**What to produce**
Report every line below that holds the word "with".
□ □ □ □ □
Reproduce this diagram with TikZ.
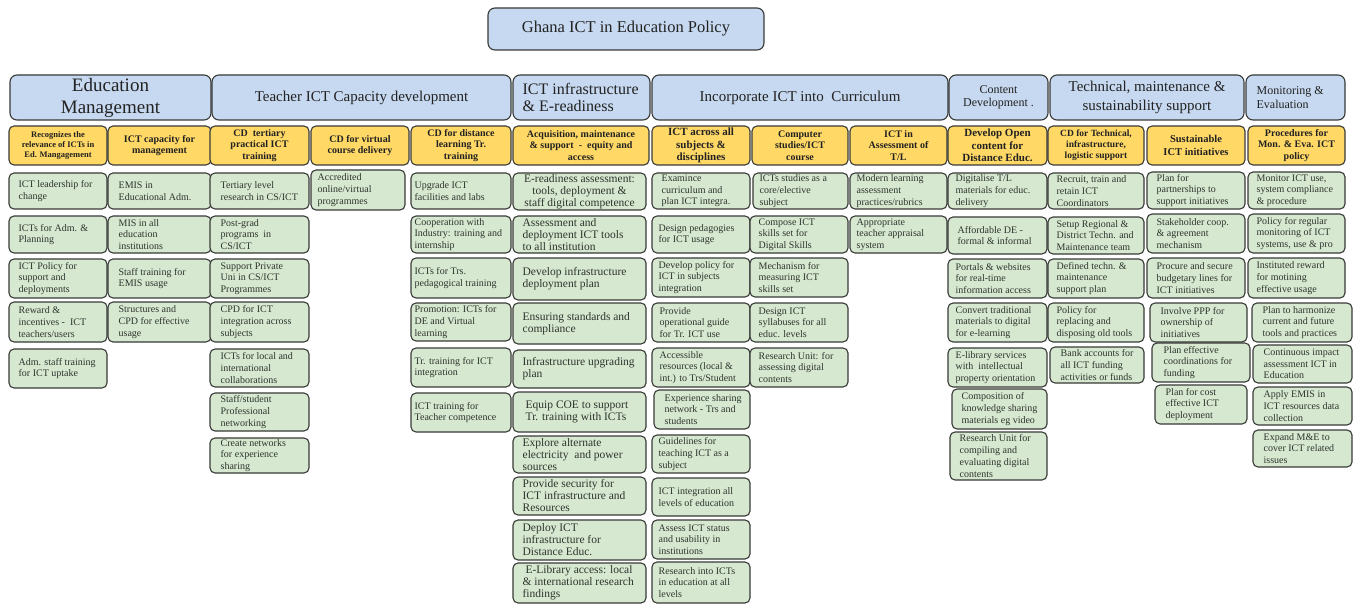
\documentclass[tikz,border=0pt]{standalone}
\usepackage{fontspec}
\setmainfont{Liberation Serif}
\definecolor{hdrblue}{RGB}{198,217,240}
\definecolor{hdryellow}{RGB}{255,216,102}
\definecolor{itemgreen}{RGB}{214,232,207}
\definecolor{edge}{RGB}{56,58,56}
\definecolor{ink}{RGB}{34,34,34}
\definecolor{itemink}{RGB}{46,52,46}

\tikzset{
  base/.style={draw=edge, line width=1.1pt, rounded corners=5pt, inner sep=0pt},
  bbox/.style={base, fill=hdrblue, rounded corners=7pt},
  bbox text/.style={text=ink, inner sep=0pt, font=\fontsize{15}{19}\selectfont},
  ybox/.style={base, fill=hdryellow},
  ybox text/.style={text=ink, inner sep=0pt, font=\bfseries\fontsize{10}{11.5}\selectfont},
  gbox/.style={base, fill=itemgreen},
  gbox text/.style={text=itemink, inner sep=0pt, xshift=8pt, font=\fontsize{10}{11.7}\selectfont},
  ibox/.style={gbox},
  ibox text/.style={gbox text, xshift=2pt, font=\fontsize{11.5}{12}\selectfont},
}

% box with left-aligned text: [text options]{style}{name}{x1}{y1}{x2}{y2}{text}
\newcommand\lbx[8][]{%
  \pgfmathsetmacro\bw{#6-#4}\pgfmathsetmacro\bh{#7-#5}%
  \node[#2, minimum width=\bw pt, minimum height=\bh pt] (#3) at ({(#4+#6)/2},{(#5+#7)/2}) {};%
  \node[anchor=west, align=left, #2 text, #1] (#3-t) at (#3.west) {#8};}
% box with centred text
\newcommand\cbx[8][]{%
  \pgfmathsetmacro\bw{#6-#4}\pgfmathsetmacro\bh{#7-#5}%
  \node[#2, minimum width=\bw pt, minimum height=\bh pt] (#3) at ({(#4+#6)/2},{(#5+#7)/2}) {};%
  \node[anchor=center, align=center, #2 text, #1] (#3-t) at (#3.center) {#8};}

\begin{document}
\begin{tikzpicture}[x=1pt, y=-1pt]
\useasboundingbox[fill=white] (0,0) rectangle (1362,604);

% title
\cbx[font=\fontsize{16.5}{19}\selectfont]{bbox}{title}{488}{8}{764}{50}{Ghana ICT in Education Policy}

% main areas
\cbx[font=\fontsize{19}{22}\selectfont]{bbox}{h1}{10}{75}{211}{120}{Education\\Management}
\cbx{bbox}{h2}{212}{75}{511}{120}{Teacher ICT Capacity development}
\lbx[xshift=10pt, font=\fontsize{16}{16.5}\selectfont]{bbox}{h3}{513}{75}{650}{120}{ICT infrastructure\\\& E-readiness}
\cbx{bbox}{h4}{652}{75}{948}{120}{Incorporate ICT into~ Curriculum}
\cbx[font=\fontsize{12}{13.5}\selectfont]{bbox}{h5}{949}{75}{1048}{120}{Content\\Development .}
\cbx{bbox}{h6}{1050}{75}{1244}{120}{Technical, maintenance \&\\sustainability support}
\lbx[xshift=11pt, font=\fontsize{12}{13.5}\selectfont]{bbox}{h7}{1246}{75}{1345}{120}{Monitoring \&\\Evaluation}

% strategy headings
\cbx[font=\bfseries\fontsize{8.5}{10.3}\selectfont]{ybox}{s1}{9}{126}{107}{165}{Recognizes the\\relevance of ICTs in\\Ed. Mangagement}
\cbx{ybox}{s2}{108}{126}{211}{165}{ICT capacity for\\management}
\cbx{ybox}{s3}{210}{126}{309}{165}{CD~ tertiary\\practical ICT\\training}
\cbx{ybox}{s4}{311}{126}{409}{165}{CD for virtual\\course delivery}
\cbx{ybox}{s5}{411}{126}{511}{165}{CD for distance\\learning Tr.\\training}
\cbx{ybox}{s6}{513}{126}{649}{165}{Acquisition, maintenance\\\& support~ -~ equity and\\access}
\cbx[font=\bfseries\fontsize{11}{12.3}\selectfont]{ybox}{s7}{652}{126}{750}{165}{ICT across all\\subjects \&\\disciplines}
\cbx{ybox}{s8}{752}{126}{848}{165}{Computer\\studies/ICT\\course}
\cbx{ybox}{s9}{850}{126}{947}{165}{ICT in\\Assessment of\\T/L}
\cbx[font=\bfseries\fontsize{11}{12.3}\selectfont]{ybox}{s10}{948}{126}{1047}{165}{Develop Open\\content for\\Distance Educ.}
\cbx[font=\bfseries\fontsize{9.5}{11}\selectfont]{ybox}{s11}{1048}{126}{1144}{165}{CD for Technical,\\infrastructure,\\logistic support}
\cbx[font=\bfseries\fontsize{10.5}{13}\selectfont]{ybox}{s12}{1147}{126}{1245}{165}{Sustainable\\ICT initiatives}
\cbx{ybox}{s13}{1248}{126}{1345}{165}{Procedures for\\Mon. \& Eva. ICT\\policy}

% Education Management
\lbx[xshift=2pt]{gbox}{a1}{9}{173}{107}{209}{ICT leadership for\\change}
\lbx[xshift=2pt]{gbox}{a2}{9}{216}{107}{253}{ICTs for Adm. \&\\Planning}
\lbx[xshift=2pt]{gbox}{a3}{9}{259}{107}{298}{ICT Policy for\\support and\\deployments}
\lbx[xshift=2pt]{gbox}{a4}{9}{302}{107}{342}{Reward \&\\incentives -~ ICT\\teachers/users}
\lbx[xshift=2pt]{gbox}{a5}{9}{349}{107}{388}{Adm. staff training\\for ICT uptake}

\lbx[xshift=3pt]{gbox}{b1}{108}{173}{211}{209}{EMIS in\\Educational Adm.}
\lbx[xshift=3pt]{gbox}{b2}{108}{216}{211}{253}{MIS in all\\education\\institutions}
\lbx[xshift=3pt]{gbox}{b3}{108}{259}{211}{298}{Staff training for\\EMIS usage}
\lbx[xshift=3pt]{gbox}{b4}{108}{302}{211}{342}{Structures and\\CPD for effective\\usage}

% Teacher ICT capacity development
\lbx[xshift=3pt]{gbox}{c1}{210}{173}{309}{209}{Tertiary level\\research in CS/ICT}
\lbx[xshift=3pt]{gbox}{c2}{210}{216}{309}{253}{Post-grad\\programs~ in\\CS/ICT}
\lbx[xshift=3pt]{gbox}{c3}{210}{259}{309}{298}{Support Private\\Uni in CS/ICT\\Programmes}
\lbx[xshift=3pt]{gbox}{c4}{210}{302}{309}{342}{CPD for ICT\\integration across\\subjects}
\lbx[xshift=3pt]{gbox}{c5}{210}{349}{309}{387}{ICTs for local and\\international\\collaborations}
\lbx[xshift=3pt]{gbox}{c6}{210}{393}{309}{431}{Staff/student\\Professional\\networking}
\lbx[xshift=3pt]{gbox}{c7}{210}{438}{309}{473}{Create networks\\for experience\\sharing}

\lbx[xshift=-1pt]{gbox}{d1}{311}{170}{405}{210}{Accredited\\online/virtual\\programmes}

\lbx[xshift=-4pt]{gbox}{e1}{411}{173}{511}{209}{Upgrade ICT\\facilities and labs}
\lbx[xshift=-4pt]{gbox}{e2}{411}{216}{511}{253}{Cooperation with\\Industry: training and\\internship}
\lbx[xshift=-4pt]{gbox}{e3}{411}{258}{511}{298}{ICTs for Trs.\\pedagogical training}
\lbx[xshift=-4pt]{gbox}{e4}{411}{303}{511}{341}{Promotion: ICTs for\\DE and Virtual\\learning}
\lbx[xshift=-4pt]{gbox}{e5}{411}{348}{511}{387}{Tr. training for ICT\\integration}
\lbx[xshift=-4pt]{gbox}{e6}{411}{393}{511}{432}{ICT training for\\Teacher competence}

% ICT infrastructure & E-readiness
\cbx[xshift=-10pt]{ibox}{f1}{513}{173}{646}{210}{E-readiness assessment:\\tools, deployment \&\\staff digital competence}
\lbx{ibox}{f2}{513}{216}{646}{253}{Assessment and\\deployment ICT tools\\to all institution}
\lbx{ibox}{f3}{513}{258}{646}{300}{Develop infrastructure\\deployment plan}
\lbx{ibox}{f4}{513}{303}{646}{344}{Ensuring standards and\\compliance}
\lbx{ibox}{f5}{513}{350}{646}{388}{Infrastructure upgrading\\plan}
\lbx[xshift=3pt]{ibox}{f6}{513}{392}{646}{432}{Equip COE to support\\Tr. training with ICTs}
\lbx{ibox}{f7}{513}{436}{646}{473}{Explore alternate\\electricity~ and power\\sources}
\lbx{ibox}{f8}{513}{477}{646}{515}{Provide security for\\ICT infrastructure and\\Resources}
\lbx{ibox}{f9}{513}{520}{646}{560}{Deploy ICT\\infrastructure for\\Distance Educ.}
\lbx{ibox}{f10}{513}{563}{646}{603}{~E-Library access: local\\\& international research\\findings}

% Incorporate ICT into curriculum
\lbx[xshift=2pt]{gbox}{g1}{652}{173}{750}{209}{Examince\\curriculum and\\plan ICT integra.}
\lbx[xshift=-1pt]{gbox}{g2}{652}{216}{750}{253}{Design pedagogies\\for ICT usage}
\lbx[xshift=-1pt]{gbox}{g3}{652}{258}{750}{297}{Develop policy for\\ICT in subjects\\integration}
\lbx[xshift=0pt]{gbox}{g4}{652}{303}{750}{342}{Provide\\operational guide\\for Tr. ICT use}
\lbx[xshift=0pt]{gbox}{g5}{652}{348}{750}{387}{Accessible\\resources (local \&\\int.) to Trs/Student}
\lbx[xshift=3pt]{gbox}{g6}{654}{390}{750}{429}{Experience sharing\\network - Trs and\\students}
\lbx[xshift=-1pt]{gbox}{g7}{652}{435}{750}{473}{Guidelines for\\teaching ICT as a\\subject}
\lbx[xshift=-1pt]{gbox}{g8}{652}{478}{750}{516}{ICT integration all\\levels of education}
\lbx[xshift=-1pt]{gbox}{g9}{652}{520}{750}{559}{Assess ICT status\\and usability in\\institutions}
\lbx[xshift=-1pt]{gbox}{g10}{652}{562}{750}{603}{Research into ICTs\\in education at all\\levels}

\lbx[xshift=-1pt]{gbox}{k1}{753}{173}{848}{209}{ICTs studies as a\\core/elective\\subject}
\lbx[xshift=1pt]{gbox}{k2}{750}{216}{848}{253}{Compose ICT\\skills set for\\Digital Skills}
\lbx[xshift=1pt]{gbox}{k3}{750}{258}{848}{297}{Mechanism for\\measuring ICT\\skills set}
\lbx[xshift=1pt]{gbox}{k4}{750}{303}{848}{342}{Design ICT\\syllabuses for all\\educ. levels}
\lbx[xshift=1pt]{gbox}{k5}{750}{348}{848}{387}{Research Unit: for\\assessing digital\\contents}

\lbx[xshift=-1pt]{gbox}{m1}{850}{173}{947}{209}{Modern learning\\assessment\\practices/rubrics}
\lbx[xshift=-1pt]{gbox}{m2}{850}{216}{947}{253}{Appropriate\\teacher appraisal\\system}

% Content development
\lbx{gbox}{n1}{948}{173}{1047}{209}{Digitalise T/L\\materials for educ.\\delivery}
\lbx[xshift=2pt]{gbox}{n2}{948}{217}{1047}{254}{Affordable DE -\\formal \& informal}
\lbx{gbox}{n3}{948}{259}{1047}{298}{Portals \& websites\\for real-time\\information access}
\lbx{gbox}{n4}{948}{303}{1047}{342}{Convert traditional\\materials to digital\\for e-learning}
\lbx{gbox}{n5}{948}{348}{1047}{387}{E-library services\\with~ intellectual\\property orientation}
\lbx[xshift=2pt]{gbox}{n6}{952}{389}{1047}{429}{Composition of\\knowledge sharing\\materials eg video}
\lbx[xshift=2pt]{gbox}{n7}{950}{432}{1047}{480}{Research Unit for\\compiling and\\evaluating digital\\contents}

% Technical, maintenance & sustainability support
\lbx[xshift=1pt]{gbox}{p1}{1048}{173}{1144}{209}{Recruit, train and\\retain ICT\\Coordinators}
\lbx[xshift=1pt]{gbox}{p2}{1048}{217}{1144}{254}{Setup Regional \&\\District Techn. and\\Maintenance team}
\lbx[xshift=1pt]{gbox}{p3}{1048}{259}{1144}{298}{Defined techn. \&\\maintenance\\support plan}
\lbx[xshift=1pt]{gbox}{p4}{1048}{303}{1144}{342}{Policy for\\replacing and\\disposing old tools}
\lbx[xshift=3pt]{gbox}{p5}{1050}{347}{1144}{383}{Bank accounts for\\all ICT funding\\activities or funds}

\lbx[xshift=2pt]{gbox}{q1}{1147}{172}{1245}{209}{Plan for\\partnerships to\\support initiatives}
\lbx[xshift=2pt]{gbox}{q2}{1147}{214}{1245}{253}{Stakeholder coop.\\\& agreement\\mechanism}
\lbx[xshift=2pt]{gbox}{q3}{1147}{258}{1245}{298}{Procure and secure\\budgetary lines for\\ICT initiatives}
\lbx[xshift=3pt]{gbox}{q4}{1150}{303}{1247}{342}{Involve PPP for\\ownership of\\initiatives}
\lbx[xshift=4pt]{gbox}{q5}{1152}{343}{1250}{382}{Plan effective\\coordinations for\\funding}
\lbx[xshift=3pt]{gbox}{q6}{1155}{385}{1247}{424}{Plan for cost\\effective ICT\\deployment}

% Monitoring & Evaluation
\lbx[xshift=1pt]{gbox}{r1}{1248}{172}{1345}{209}{Monitor ICT use,\\system compliance\\\& procedure}
\lbx[xshift=1pt]{gbox}{r2}{1248}{214}{1345}{253}{Policy for regular\\monitoring of ICT\\systems, use \& pro}
\lbx[xshift=1pt]{gbox}{r3}{1248}{258}{1345}{298}{Instituted reward\\for motining\\effective usage}
\lbx[xshift=3pt]{gbox}{r4}{1252}{303}{1352}{342}{Plan to harmonize\\current and future\\tools and practices}
\lbx[xshift=3pt]{gbox}{r5}{1253}{345}{1352}{383}{Continuous impact\\assessment ICT in\\Education}
\lbx[xshift=3pt]{gbox}{r6}{1253}{387}{1352}{425}{Apply EMIS in\\ICT resources data\\collection}
\lbx[xshift=3pt]{gbox}{r7}{1253}{430}{1352}{467}{Expand M\&E to\\cover ICT related\\issues}
\end{tikzpicture}
\end{document}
□ □ □ □ □
**Response**
Reproduce this diagram with TikZ.
% box with left-aligned text: [text options]{style}{name}{x1}{y1}{x2}{y2}{text}
% box with centred text
\lbx[xshift=-4pt]{gbox}{e2}{411}{216}{511}{253}{Cooperation with\\Industry: training and\\internship}
\lbx[xshift=3pt]{ibox}{f6}{513}{392}{646}{432}{Equip COE to support\\Tr. training with ICTs}
\lbx{gbox}{n5}{948}{348}{1047}{387}{E-library services\\with~ intellectual\\property orientation}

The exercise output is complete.